Rows from a dataset of charts and code:
## BEGIN
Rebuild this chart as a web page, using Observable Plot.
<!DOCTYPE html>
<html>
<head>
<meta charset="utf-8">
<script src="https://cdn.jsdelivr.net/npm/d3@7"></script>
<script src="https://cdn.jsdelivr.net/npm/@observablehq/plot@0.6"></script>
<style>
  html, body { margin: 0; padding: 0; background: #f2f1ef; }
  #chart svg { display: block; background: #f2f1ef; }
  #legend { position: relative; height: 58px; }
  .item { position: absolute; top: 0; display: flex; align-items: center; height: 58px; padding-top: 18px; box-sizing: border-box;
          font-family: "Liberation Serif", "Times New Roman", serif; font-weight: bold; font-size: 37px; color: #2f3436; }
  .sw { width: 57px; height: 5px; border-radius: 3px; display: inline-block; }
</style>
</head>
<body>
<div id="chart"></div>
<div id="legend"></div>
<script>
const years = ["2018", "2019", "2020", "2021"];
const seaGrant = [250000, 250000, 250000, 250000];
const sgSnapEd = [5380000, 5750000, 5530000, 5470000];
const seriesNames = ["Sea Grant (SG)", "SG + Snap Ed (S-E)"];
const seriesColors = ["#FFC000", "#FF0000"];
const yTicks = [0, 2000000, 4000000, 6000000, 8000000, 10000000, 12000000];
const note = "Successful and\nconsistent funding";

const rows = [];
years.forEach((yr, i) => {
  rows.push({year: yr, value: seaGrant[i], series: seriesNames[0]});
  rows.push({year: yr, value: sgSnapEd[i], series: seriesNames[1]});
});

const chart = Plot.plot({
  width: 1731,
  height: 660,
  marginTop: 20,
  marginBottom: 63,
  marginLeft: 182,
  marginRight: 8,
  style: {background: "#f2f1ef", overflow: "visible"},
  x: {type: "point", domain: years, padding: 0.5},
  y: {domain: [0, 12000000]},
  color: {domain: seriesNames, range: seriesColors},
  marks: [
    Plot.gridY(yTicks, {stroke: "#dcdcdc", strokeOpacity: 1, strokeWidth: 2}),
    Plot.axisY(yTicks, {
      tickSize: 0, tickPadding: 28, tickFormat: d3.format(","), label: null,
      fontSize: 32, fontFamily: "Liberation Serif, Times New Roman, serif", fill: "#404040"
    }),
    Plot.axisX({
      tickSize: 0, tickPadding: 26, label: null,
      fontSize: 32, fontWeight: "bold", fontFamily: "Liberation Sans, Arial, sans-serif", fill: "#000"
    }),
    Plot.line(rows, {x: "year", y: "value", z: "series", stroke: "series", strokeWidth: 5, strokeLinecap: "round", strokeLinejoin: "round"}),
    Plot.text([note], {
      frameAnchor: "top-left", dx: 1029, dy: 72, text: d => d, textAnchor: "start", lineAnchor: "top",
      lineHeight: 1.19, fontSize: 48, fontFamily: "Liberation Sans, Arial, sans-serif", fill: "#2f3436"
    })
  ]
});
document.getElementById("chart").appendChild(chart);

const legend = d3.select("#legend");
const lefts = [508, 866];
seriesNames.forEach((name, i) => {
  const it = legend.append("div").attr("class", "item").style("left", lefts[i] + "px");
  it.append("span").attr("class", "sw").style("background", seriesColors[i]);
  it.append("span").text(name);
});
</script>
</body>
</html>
## END
## BEGIN
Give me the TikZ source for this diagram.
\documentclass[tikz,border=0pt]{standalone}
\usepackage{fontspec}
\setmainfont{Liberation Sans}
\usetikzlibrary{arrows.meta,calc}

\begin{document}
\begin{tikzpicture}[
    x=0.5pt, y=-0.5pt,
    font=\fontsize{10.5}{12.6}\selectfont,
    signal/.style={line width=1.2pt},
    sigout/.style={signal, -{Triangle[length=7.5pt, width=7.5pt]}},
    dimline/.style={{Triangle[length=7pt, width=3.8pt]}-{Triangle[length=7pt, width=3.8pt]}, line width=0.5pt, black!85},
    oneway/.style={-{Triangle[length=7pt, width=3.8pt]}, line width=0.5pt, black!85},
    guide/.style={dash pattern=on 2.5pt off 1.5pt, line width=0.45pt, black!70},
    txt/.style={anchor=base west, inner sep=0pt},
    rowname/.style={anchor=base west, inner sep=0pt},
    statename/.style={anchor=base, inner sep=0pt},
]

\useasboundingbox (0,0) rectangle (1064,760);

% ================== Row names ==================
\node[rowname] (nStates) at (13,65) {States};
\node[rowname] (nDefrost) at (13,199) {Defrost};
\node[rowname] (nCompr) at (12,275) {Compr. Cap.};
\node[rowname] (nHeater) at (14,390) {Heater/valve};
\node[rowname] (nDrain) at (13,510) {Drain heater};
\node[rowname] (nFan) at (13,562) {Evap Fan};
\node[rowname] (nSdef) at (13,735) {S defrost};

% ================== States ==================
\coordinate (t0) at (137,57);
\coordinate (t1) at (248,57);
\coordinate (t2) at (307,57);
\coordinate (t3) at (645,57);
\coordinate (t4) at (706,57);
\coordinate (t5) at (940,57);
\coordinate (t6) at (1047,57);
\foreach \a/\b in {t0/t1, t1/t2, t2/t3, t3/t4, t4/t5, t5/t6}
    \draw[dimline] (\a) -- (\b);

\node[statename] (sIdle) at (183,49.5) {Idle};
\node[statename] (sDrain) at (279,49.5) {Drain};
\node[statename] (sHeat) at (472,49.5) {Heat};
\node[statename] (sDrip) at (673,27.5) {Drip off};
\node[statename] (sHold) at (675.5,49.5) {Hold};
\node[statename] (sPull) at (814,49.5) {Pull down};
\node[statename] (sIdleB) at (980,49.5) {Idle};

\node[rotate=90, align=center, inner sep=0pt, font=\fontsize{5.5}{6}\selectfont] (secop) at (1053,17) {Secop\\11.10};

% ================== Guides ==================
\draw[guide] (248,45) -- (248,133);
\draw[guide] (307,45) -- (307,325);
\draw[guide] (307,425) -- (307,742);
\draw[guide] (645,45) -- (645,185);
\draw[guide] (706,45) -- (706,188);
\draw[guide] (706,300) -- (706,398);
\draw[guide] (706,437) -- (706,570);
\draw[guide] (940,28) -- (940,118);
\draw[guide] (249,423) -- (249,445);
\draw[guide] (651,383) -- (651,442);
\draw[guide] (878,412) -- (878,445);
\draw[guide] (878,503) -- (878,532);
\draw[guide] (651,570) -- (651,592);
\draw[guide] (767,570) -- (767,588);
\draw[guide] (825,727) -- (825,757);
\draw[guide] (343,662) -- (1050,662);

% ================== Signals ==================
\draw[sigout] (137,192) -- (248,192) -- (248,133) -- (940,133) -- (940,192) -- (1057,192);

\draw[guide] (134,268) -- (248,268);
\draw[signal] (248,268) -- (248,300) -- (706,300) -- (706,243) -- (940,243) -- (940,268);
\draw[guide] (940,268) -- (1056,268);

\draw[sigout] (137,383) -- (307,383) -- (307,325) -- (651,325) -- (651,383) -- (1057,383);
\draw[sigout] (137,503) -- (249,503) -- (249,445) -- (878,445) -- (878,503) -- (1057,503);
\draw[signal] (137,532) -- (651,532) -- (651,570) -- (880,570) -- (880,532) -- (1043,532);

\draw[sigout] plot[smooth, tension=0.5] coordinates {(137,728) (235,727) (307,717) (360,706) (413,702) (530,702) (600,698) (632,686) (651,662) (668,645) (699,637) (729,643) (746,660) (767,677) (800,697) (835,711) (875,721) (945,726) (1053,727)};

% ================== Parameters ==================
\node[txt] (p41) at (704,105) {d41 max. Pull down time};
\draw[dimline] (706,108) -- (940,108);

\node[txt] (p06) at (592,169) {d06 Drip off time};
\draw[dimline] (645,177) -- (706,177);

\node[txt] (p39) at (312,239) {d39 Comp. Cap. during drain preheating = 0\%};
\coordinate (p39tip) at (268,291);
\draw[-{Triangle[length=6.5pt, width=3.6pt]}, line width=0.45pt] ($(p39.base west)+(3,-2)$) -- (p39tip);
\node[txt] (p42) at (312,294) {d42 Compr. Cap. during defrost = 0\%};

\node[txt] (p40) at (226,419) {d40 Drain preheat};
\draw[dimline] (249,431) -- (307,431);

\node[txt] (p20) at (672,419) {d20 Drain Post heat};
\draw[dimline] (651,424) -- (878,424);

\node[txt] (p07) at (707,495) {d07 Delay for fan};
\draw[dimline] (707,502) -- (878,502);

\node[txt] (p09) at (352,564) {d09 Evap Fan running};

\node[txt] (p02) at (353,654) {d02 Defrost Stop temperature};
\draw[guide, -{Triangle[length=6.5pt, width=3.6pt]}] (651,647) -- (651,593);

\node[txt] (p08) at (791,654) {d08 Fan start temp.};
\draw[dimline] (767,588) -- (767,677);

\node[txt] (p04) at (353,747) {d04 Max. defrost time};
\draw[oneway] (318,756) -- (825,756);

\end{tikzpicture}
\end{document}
## END
Repeat exactly the lines running from the one with "Give me the TikZ source for this diagram." through the one with "(secop) at (1053,17)", both included.

FINAL RESULT:
Give me the TikZ source for this diagram.
\documentclass[tikz,border=0pt]{standalone}
\usepackage{fontspec}
\setmainfont{Liberation Sans}
\usetikzlibrary{arrows.meta,calc}

\begin{document}
\begin{tikzpicture}[
    x=0.5pt, y=-0.5pt,
    font=\fontsize{10.5}{12.6}\selectfont,
    signal/.style={line width=1.2pt},
    sigout/.style={signal, -{Triangle[length=7.5pt, width=7.5pt]}},
    dimline/.style={{Triangle[length=7pt, width=3.8pt]}-{Triangle[length=7pt, width=3.8pt]}, line width=0.5pt, black!85},
    oneway/.style={-{Triangle[length=7pt, width=3.8pt]}, line width=0.5pt, black!85},
    guide/.style={dash pattern=on 2.5pt off 1.5pt, line width=0.45pt, black!70},
    txt/.style={anchor=base west, inner sep=0pt},
    rowname/.style={anchor=base west, inner sep=0pt},
    statename/.style={anchor=base, inner sep=0pt},
]

\useasboundingbox (0,0) rectangle (1064,760);

% ================== Row names ==================
\node[rowname] (nStates) at (13,65) {States};
\node[rowname] (nDefrost) at (13,199) {Defrost};
\node[rowname] (nCompr) at (12,275) {Compr. Cap.};
\node[rowname] (nHeater) at (14,390) {Heater/valve};
\node[rowname] (nDrain) at (13,510) {Drain heater};
\node[rowname] (nFan) at (13,562) {Evap Fan};
\node[rowname] (nSdef) at (13,735) {S defrost};

% ================== States ==================
\coordinate (t0) at (137,57);
\coordinate (t1) at (248,57);
\coordinate (t2) at (307,57);
\coordinate (t3) at (645,57);
\coordinate (t4) at (706,57);
\coordinate (t5) at (940,57);
\coordinate (t6) at (1047,57);
\foreach \a/\b in {t0/t1, t1/t2, t2/t3, t3/t4, t4/t5, t5/t6}
    \draw[dimline] (\a) -- (\b);

\node[statename] (sIdle) at (183,49.5) {Idle};
\node[statename] (sDrain) at (279,49.5) {Drain};
\node[statename] (sHeat) at (472,49.5) {Heat};
\node[statename] (sDrip) at (673,27.5) {Drip off};
\node[statename] (sHold) at (675.5,49.5) {Hold};
\node[statename] (sPull) at (814,49.5) {Pull down};
\node[statename] (sIdleB) at (980,49.5) {Idle};

\node[rotate=90, align=center, inner sep=0pt, font=\fontsize{5.5}{6}\selectfont] (secop) at (1053,17) {Secop\\11.10};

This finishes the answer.